Netflix gets the rights to Sony movies not from the studio but from Starz, the pay television channel that is owned by Liberty Media. As part of its deal to carry Sony's products on its network, Starz also has streaming rights and signed a distribution contract for those rights with Netflix.

However, the contract Starz has with Sony has a subscriber cap with regard to Netflix. The home entertainment company now has more than 23.5 million subscribers, which exceeds the cap. Starz pulled the movies from Netflix so it wasn't in jeopardy of violating its deal with Sony.
Everybody involved anticipates that this is a temporary stoppage that will be resolved shortly, but it illustrates that anyone subscribing to Netflix cannot count on particular movies or TV series to always be available. Thousands of titles under the control of a particular studio can be pulled off of Netflix's streaming service in an instant, as just happened with the Sony Pictures content.

As Netflix's subscriber counts have risen, their content costs have increased even faster, as the more recent content deals now have Netflix paying upwards of 10X more than what they paid less than two years ago.

What happens if the content costs continue to escalate exponentially? Will consumers stay with Netflix if the $8/month rate goes up, or if large swaths of movies get pulled?

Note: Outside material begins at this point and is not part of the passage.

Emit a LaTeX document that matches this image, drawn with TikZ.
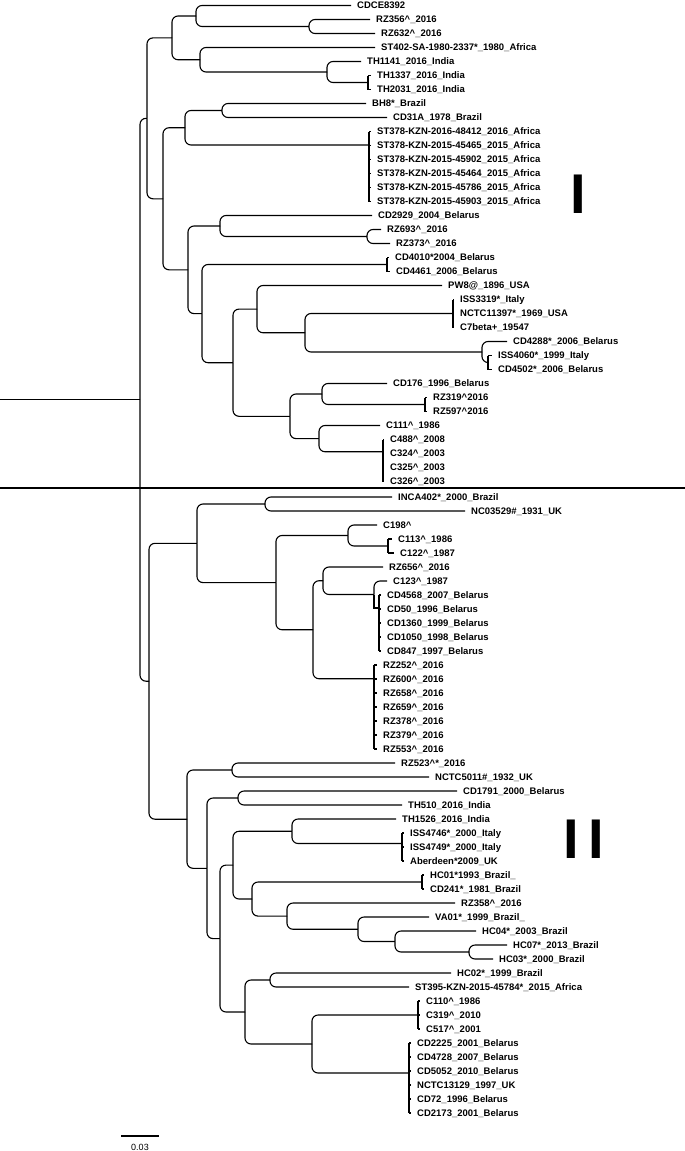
\documentclass[tikz,border=0pt]{standalone}
\usepackage{fontspec}
\setmainfont{Liberation Sans}
\usetikzlibrary{calc}
\newcommand{\caret}{\textasciicircum}
\tikzset{
	br/.style={line width=1.1pt, rounded corners=6pt},
	tw/.style={line width=1.1pt},
	tip/.style={anchor=west, inner xsep=6pt, inner ysep=0pt, text height=7.3pt, text depth=0.5pt,
		font=\fontsize{9.5}{10}\selectfont\bfseries},
	clade/.style={inner sep=0pt, text height=40pt, text depth=0pt, font=\fontsize{56}{56}\selectfont\bfseries}
}
\begin{document}
\begin{tikzpicture}[x=1pt, y=-1pt]
	\useasboundingbox (0,0) rectangle (685,1151);
	% leaves of clade I
	\foreach \nm/\xe/\lab [count=\i from 0] in {
		cdce/351/CDCE8392, rz356/370/RZ356\caret\_2016, rz632/375/RZ632\caret\_2016,
		st402/375/ST402-SA-1980-2337*\_1980\_Africa, th1141/361/TH1141\_2016\_India,
		th1337/371/TH1337\_2016\_India, th2031/371/TH2031\_2016\_India,
		bh8/366/BH8*\_Brazil, cd31a/387/CD31A\_1978\_Brazil,
		st48412/371/ST378-KZN-2016-48412\_2016\_Africa, st45465/371/ST378-KZN-2015-45465\_2015\_Africa,
		st45902/371/ST378-KZN-2015-45902\_2015\_Africa, st45464/371/ST378-KZN-2015-45464\_2015\_Africa,
		st45786/371/ST378-KZN-2015-45786\_2015\_Africa, st45903/371/ST378-KZN-2015-45903\_2015\_Africa,
		cd2929/372/CD2929\_2004\_Belarus, rz693/381/RZ693\caret\_2016, rz373/390/RZ373\caret\_2016,
		cd4010/389/CD4010*2004\_Belarus, cd4461/390/CD4461\_2006\_Belarus,
		pw8/442/PW8@\_1896\_USA, iss3319/454/ISS3319*\_Italy, nctc11397/454/NCTC11397*\_1969\_USA,
		c7beta/454/C7beta+\_19547, cd4288/507/CD4288*\_2006\_Belarus,
		iss4060/492/ISS4060*\_1999\_Italy, cd4502/492/CD4502*\_2006\_Belarus,
		cd176/387/CD176\_1996\_Belarus, rz319/427/RZ319\caret2016, rz597/427/RZ597\caret2016,
		c111/380/C111\caret\_1986, c488/384/C488\caret\_2008, c324/384/C324\caret\_2003,
		c325/384/C325\caret\_2003, c326/384/C326\caret\_2003}
		\node[tip] (\nm) at (\xe,{5.5+14*\i}) {\lab};
	% leaves of clade II
	\foreach \nm/\xe/\lab [count=\i from 0] in {
		inca402/392/INCA402*\_2000\_Brazil, nc03529/465/NC03529\#\_1931\_UK,
		c198/377/C198\caret, c113/392/C113\caret\_1986, c122/394/C122\caret\_1987,
		rz656/383/RZ656\caret\_2016, c123/387/C123\caret\_1987,
		cd4568/381/CD4568\_2007\_Belarus, cd50/381/CD50\_1996\_Belarus, cd1360/381/CD1360\_1999\_Belarus,
		cd1050/381/CD1050\_1998\_Belarus, cd847/381/CD847\_1997\_Belarus,
		rz252/377/RZ252\caret\_2016, rz600/377/RZ600\caret\_2016, rz658/377/RZ658\caret\_2016,
		rz659/377/RZ659\caret\_2016, rz378/377/RZ378\caret\_2016, rz379/377/RZ379\caret\_2016,
		rz553/377/RZ553\caret\_2016, rz523/395/RZ523\caret*\_2016, nctc5011/429/NCTC5011\#\_1932\_UK,
		cd1791/457/CD1791\_2000\_Belarus, th510/402/TH510\_2016\_India, th1526/396/TH1526\_2016\_India,
		iss4746/404/ISS4746*\_2000\_Italy, iss4749/404/ISS4749*\_2000\_Italy, aberdeen/404/Aberdeen*2009\_UK,
		hc01/424/HC01*1993\_Brazil\_, cd241/424/CD241*\_1981\_Brazil, rz358/455/RZ358\caret\_2016,
		va01/429/VA01*\_1999\_Brazil\_, hc04/476/HC04*\_2003\_Brazil, hc07/507/HC07*\_2013\_Brazil,
		hc03/493/HC03*\_2000\_Brazil, hc02/451/HC02*\_1999\_Brazil,
		st395/409/ST395-KZN-2015-45784*\_2015\_Africa,
		c110/420/C110\caret\_1986, c319/420/C319\caret\_2010, c517/420/C517\caret\_2001,
		cd2225/411/CD2225\_2001\_Belarus, cd4728/411/CD4728\_2007\_Belarus, cd5052/411/CD5052\_2010\_Belarus,
		nctc13129/411/NCTC13129\_1997\_UK, cd72/411/CD72\_1996\_Belarus, cd2173/411/CD2173\_2001\_Belarus}
		\node[tip] (\nm) at (\xe,{497+14*\i}) {\lab};
	% internal nodes, clade I
	\coordinate (stem) at (0,399.8);
	\coordinate (r0) at (140,399.8);
	\coordinate (p1) at (147,118.3);
	\coordinate (nab) at (172,37.9);
	\coordinate (na) at (196,16);
	\coordinate (nrz) at (309,26.5);
	\coordinate (nb) at (200,59.75);
	\coordinate (nth) at (327,72);
	\coordinate (nth2) at (368,82.5);
	\coordinate (p2) at (163,198.8);
	\coordinate (nx) at (185,127.75);
	\coordinate (nbc) at (222,110.5);
	\coordinate (nst) at (369,145);
	\coordinate (ny) at (188,269.8);
	\coordinate (ncd) at (220,226);
	\coordinate (nrz2) at (367,236.5);
	\coordinate (nz) at (202,313.6);
	\coordinate (ncd2) at (387,264.5);
	\coordinate (nw) at (233,362.7);
	\coordinate (nv1) at (257,309.1);
	\coordinate (nv1b) at (305,332.75);
	\coordinate (nis) at (453,313.5);
	\coordinate (ncd3) at (482,352);
	\coordinate (niss) at (488,362.5);
	\coordinate (nv2) at (290,416.3);
	\coordinate (nv2a) at (322,394);
	\coordinate (nrz3) at (425,404.5);
	\coordinate (nv2b) at (319,438.6);
	\coordinate (nc488) at (383,451.75);
	% internal nodes, clade II
	\coordinate (q) at (149,681.2);
	\coordinate (qa) at (197,543.3);
	\coordinate (ninc) at (265,504);
	\coordinate (qa2) at (276,582.6);
	\coordinate (nc198) at (348,535.5);
	\coordinate (nc113) at (388,546);
	\coordinate (qa3) at (313,629.75);
	\coordinate (qa4) at (323,580.75);
	\coordinate (nc123) at (374,594.5);
	\coordinate (ncd4568) at (379,608);
	\coordinate (nrz252) at (374,678.75);
	\coordinate (qb) at (187,819.2);
	\coordinate (nrz523) at (232,770);
	\coordinate (q2) at (207,868.3);
	\coordinate (ncd1791) at (238,798);
	\coordinate (q3) at (220,938.6);
	\coordinate (q4) at (233,865.1);
	\coordinate (nth1526) at (292,831.25);
	\coordinate (niss47) at (402,843.5);
	\coordinate (q6) at (252,899);
	\coordinate (nhc01) at (422,882);
	\coordinate (q7) at (287,916.1);
	\coordinate (q8) at (358,929.25);
	\coordinate (q9) at (395,941.5);
	\coordinate (nhc07) at (469,952);
	\coordinate (q5) at (245,1012);
	\coordinate (nhc02) at (270,980);
	\coordinate (q10) at (312,1044);
	\coordinate (nc110) at (418,1015);
	\coordinate (ncd2225) at (409,1073);
	% branches
	\draw[tw] (stem) -- (r0);
	\foreach \p/\c in {r0/p1, r0/q, p1/nab, p1/p2, nab/na, nab/nb, na/cdce.west, na/nrz,
		nrz/rz356.west, nrz/rz632.west, nb/st402.west, nb/nth, nth/th1141.west, nth/nth2,
		p2/nx, p2/ny, nx/nbc, nx/nst, nbc/bh8.west, nbc/cd31a.west, ny/ncd, ny/nz,
		ncd/cd2929.west, ncd/nrz2, nrz2/rz693.west, nrz2/rz373.west, nz/ncd2, nz/nw,
		nw/nv1, nw/nv2, nv1/pw8.west, nv1/nv1b, nv1b/nis, nv1b/ncd3, ncd3/cd4288.west, ncd3/niss,
		nv2/nv2a, nv2/nv2b, nv2a/cd176.west, nv2a/nrz3, nv2b/c111.west, nv2b/nc488}
		\draw[br] (\p) |- (\c);
	\foreach \p/\c in {q/qa, q/qb, qa/ninc, qa/qa2, ninc/inca402.west, ninc/nc03529.west,
		qa2/nc198, qa2/qa3, nc198/c198.west, nc198/nc113, qa3/qa4, qa3/nrz252,
		qa4/rz656.west, qa4/nc123, nc123/c123.west, qb/nrz523, qb/q2,
		nrz523/rz523.west, nrz523/nctc5011.west, q2/ncd1791, q2/q3,
		ncd1791/cd1791.west, ncd1791/th510.west, q3/q4, q3/q5, q4/nth1526, q4/q6,
		nth1526/th1526.west, nth1526/niss47, q6/nhc01, q6/q7, q7/rz358.west, q7/q8,
		q8/va01.west, q8/q9, q9/hc04.west, q9/nhc07, nhc07/hc07.west, nhc07/hc03.west,
		q5/nhc02, q5/q10, nhc02/hc02.west, nhc02/st395.west, q10/nc110, q10/ncd2225}
		\draw[br] (\p) |- (\c);
	\draw[tw] (nc123) |- (ncd4568);
	% near-zero branches, drawn as combs
	\foreach \g/\a/\b in {nth2/th1337/th2031, nst/st48412/st45903, ncd2/cd4010/cd4461,
		nis/iss3319/c7beta, niss/iss4060/cd4502, nrz3/rz319/rz597, nc488/c488/c326,
		nc113/c113/c122, ncd4568/cd4568/cd847, nrz252/rz252/rz553, niss47/iss4746/aberdeen,
		nhc01/hc01/cd241, nc110/c110/c517, ncd2225/cd2225/cd2173}
		\draw[tw] (\a.west -| \g) -- (\b.west -| \g);
	\foreach \g/\c in {nth2/th1337, nth2/th2031, nst/st48412, nst/st45465, nst/st45902,
		nst/st45464, nst/st45786, nst/st45903, ncd2/cd4010, ncd2/cd4461, nis/iss3319,
		nis/nctc11397, nis/c7beta, niss/iss4060, niss/cd4502, nrz3/rz319, nrz3/rz597,
		nc488/c488, nc488/c324, nc488/c325, nc488/c326, nc113/c113, nc113/c122,
		ncd4568/cd4568, ncd4568/cd50, ncd4568/cd1360, ncd4568/cd1050, ncd4568/cd847,
		nrz252/rz252, nrz252/rz600, nrz252/rz658, nrz252/rz659, nrz252/rz378, nrz252/rz379,
		nrz252/rz553, niss47/iss4746, niss47/iss4749, niss47/aberdeen, nhc01/hc01, nhc01/cd241,
		nc110/c110, nc110/c319, nc110/c517, ncd2225/cd2225, ncd2225/cd4728, ncd2225/cd5052,
		ncd2225/nctc13129, ncd2225/cd72, ncd2225/cd2173}
		\draw[tw] (\c.west -| \g) -- (\c.west);
	% clade divider and labels
	\coordinate (sepL) at (0,488);
	\coordinate (sepR) at (685,488);
	\draw[line width=1.6pt] (sepL) -- (sepR);
	\node[clade] (cladeI) at (578,193) {I};
	\node[clade] (cladeII) at (584,838) {I\kern9pt I};
	% scale bar
	\coordinate (sbL) at (121,1136);
	\coordinate (sbR) at (159,1136);
	\draw[tw] (sbL) -- (sbR);
	\node[font=\fontsize{9}{10}\selectfont, inner sep=0pt] (sblab) at (140,1147) {0.03};
\end{tikzpicture}
\end{document}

And with Amazon pushing their own streaming service, what if they decide to negotiate exclusive rights to a major studios' movies? That would potentially leave these streaming services in a similar situation that you have right now with HBO, Showtime, and Starz each carving out exclusive access to specific studios' releases.

No one channel has rights to all movies from all studios, or even most. That's the challenge that awaits Netflix, as new streaming competition from Amazon (and potentially from Google and Microsoft) could look to exclusivity as a quick way of locking up market share while damaging Netflix's product in the process.

Even if Netflix continues to pull big numbers, consumers might face an increasingly balkanized market. This scenario would force them to choose between subscribing to one service, knowing that large libraries of content might be unavailable, or subscribing to all of them and negating some of the cost savings from "cord cutting."

Things are going to get very interesting as Netflix's dirt cheap content deals (negotiating when their subscriber counts were much lower) continue to get renewed at much higher rates.